Ed MacDowell has witnessed changing trends during his more than three decades in the real estate business, including issues with property rights, infrastructure and fair housing.
“This is a threshold year with three open council seats, it could change the face of the island,” he said.
MacDowell believes every rule, regulation and law made by the government adds costs, and density can be changed with the stroke of a pen.
“As the market diminishes, the market is going up, and that’s compounded with a flurry of government rules and regulations that have an enormous impact on the time and the cost of building,”
he said.
Nothing will happen for the benefit of citizens, according to MacDowell, unless the government works closely with the big landowners to develop future infrastructure.
“Affordable housing is a phrase often used that’s impossible, unless you have a conjunction of the government and the private sector,” he said.

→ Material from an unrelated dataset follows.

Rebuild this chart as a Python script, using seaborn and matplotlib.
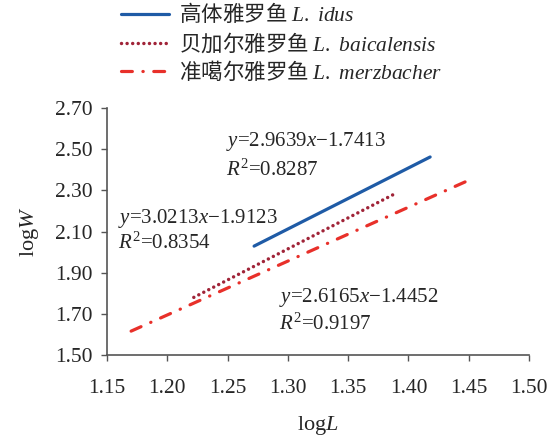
import numpy as np
import pandas as pd
import matplotlib
matplotlib.use('Agg')
import matplotlib.pyplot as plt
import seaborn as sns

# data (line end points, logL vs logW)
idus_x = [1.272, 1.418]
idus_y = [2.029, 2.462]
baic_x = [1.222, 1.390]
baic_y = [1.780, 2.287]
merz_x = [1.170, 1.452]
merz_y = [1.616, 2.354]

labels = ['高体雅罗鱼 $\\mathit{L.\\ idus}$',
          '贝加尔雅罗鱼 $\\mathit{L.\\ baicalensis}$',
          '准噶尔雅罗鱼 $\\mathit{L.\\ merzbacher}$']
eq_text = [('$y$=2.9639$x$\u22121.7413', '$R^{\\mathregular{2}}$=0.8287'),
           ('$y$=3.0213$x$\u22121.9123', '$R^{\\mathregular{2}}$=0.8354'),
           ('$y$=2.6165$x$\u22121.4452', '$R^{\\mathregular{2}}$=0.9197')]
x_ticks = [1.15, 1.20, 1.25, 1.30, 1.35, 1.40, 1.45, 1.50]
y_ticks = [1.50, 1.70, 1.90, 2.10, 2.30, 2.50, 2.70]

sns.set_style('ticks')
plt.rcParams['font.family'] = ['Liberation Serif', 'Noto Sans CJK SC']
plt.rcParams['mathtext.fontset'] = 'custom'
plt.rcParams['mathtext.rm'] = 'Liberation Serif'
plt.rcParams['mathtext.it'] = 'Liberation Serif:italic'
plt.rcParams['mathtext.bf'] = 'Liberation Serif:bold'

fig = plt.figure(figsize=(5.58, 4.36), dpi=100)
ax = fig.add_axes([107/558, 81/436, 422/558, 247/436])

df1 = pd.DataFrame({'x': idus_x, 'y': idus_y})
df2 = pd.DataFrame({'x': baic_x, 'y': baic_y})
df3 = pd.DataFrame({'x': merz_x, 'y': merz_y})

sns.lineplot(data=df1, x='x', y='y', ax=ax, color='#1f5ba6', lw=2.3,
             label=labels[0])
sns.lineplot(data=df2, x='x', y='y', ax=ax, color='#a02438', lw=2.5,
             linestyle=(0, (0.01, 1.6)), dash_capstyle='round', label=labels[1])
sns.lineplot(data=df3, x='x', y='y', ax=ax, color='#e8302a', lw=2.3,
             linestyle=(0, (3.4, 3.3, 0.1, 3.3)), dash_capstyle='round',
             label=labels[2])

ax.set_xlim(1.15, 1.50)
ax.set_ylim(1.50, 2.70)
ax.set_xticks(x_ticks)
ax.set_yticks(y_ticks)
ax.set_xticklabels([f'{v:.2f}' for v in x_ticks])
ax.set_yticklabels([f'{v:.2f}' for v in y_ticks])
ax.tick_params(axis='both', labelsize=15.5, length=4.5, width=1, color='#555555',
               direction='out')
ax.tick_params(axis='x', pad=13)
ax.tick_params(axis='y', pad=6)
for s in ['left', 'bottom']:
    ax.spines[s].set_color('#555555')
    ax.spines[s].set_linewidth(1.2)
sns.despine(ax=ax)

ax.set_xlabel('log$L$', fontsize=16, labelpad=11)
ax.set_ylabel('log$W$', fontsize=16, labelpad=10)

pos = [(1.2487, 2.535, 2.399), (1.159, 2.165, 2.044), (1.2927, 1.777, 1.650)]
for (eq, r2), (px, py1, py2) in zip(eq_text, pos):
    ax.text(px, py1, eq, fontsize=15, ha='left', va='center')
    ax.text(px, py2, r2, fontsize=15, ha='left', va='center')

leg = ax.legend(loc='upper left', bbox_to_anchor=(119/558, 1.0),
                bbox_transform=fig.transFigure, frameon=False,
                handlelength=2.2, handletextpad=0.5, labelspacing=0.2,
                borderaxespad=0.0, borderpad=0.1,
                prop={'family': 'Noto Sans CJK SC', 'size': 15.5})

fig.savefig('out.png', dpi=100)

The private sector could provide “decent well-lit housing” he says, if the government assured them of density with a reasonable timeline on developing the roads.
“A house for $450,000 is considered affordable, as crazy as it sounds,” he said. “Local families are working two to three jobs, working very hard to get the dream of owning their home.”
“If you’re a working person, no matter how many jobs you have, you’re not going to be able to do that. Once the threshold gets too high, people from the outside will naturally come in as retirement or whatever.”
Most of the projects currently being built are high-end homes on the North Shore, but many of these part-time homes don’t add much of an impact on public services, according to MacDowell.
“A project can take 10 years to complete, particularly if it’s on agricultural land, three to seven years for land use commission, a year at planning, a year at council, and every step of the way you never know what you’re getting until the entitlements are completed,” he said. “It could be shorter if everybody worked together. If the government can work with developers — there’s so much talent on Kauai it’s amazing — they can do the infrastructure, the density and give housing.”
He thinks Kauai’s thousands of young people living with their parents is a shout of homelessness, and Realtors need to find good basic housing for the people.
“Although we have a sizzling economy now with low unemployment and things, we do have to think about the future with young people coming up, which many times doesn’t appear to be happening anywhere,” he said.
In his younger days, MacDowell worked as a liquid plant operator and tractor trailer driver for Brewer Chemical until he moved here in the ’70s, getting his start in real estate.
“I’ve sold a lot of properties, did a lot of development and did a lot of community service on various boards,” he said.
He owned Vision Properties from 1989 to 2016 and worked with other firms before opening Vision Realty in June 2017. He has served as county planning commissioner, Kauai Business Council chairman, Kapaa Business Association director and member on the State of Hawaii Small Business Regulatory Review Board.
“Most of the real estate people here have been here for a long time, particularly the owners of brokerages, and they really have an essence of honesty and responsibility and care and love for the island,” he said.
As co-founder of the Coconut Festival and current director for the Hawaii Association of Realtors, he takes the reins as president for the Kauai Board of Realtors, representing its more than 600 members.
He feels lucky the board’s previous presidents have done most of the heavy lifting for him, but he hopes to continue public education on promoting fair housing and working with the community.
“Driving here today the traffic was congested, but we still let people in,” he said. “We still have this sense of togetherness. It’s like a kindness, like an understanding that we’re all in here together.”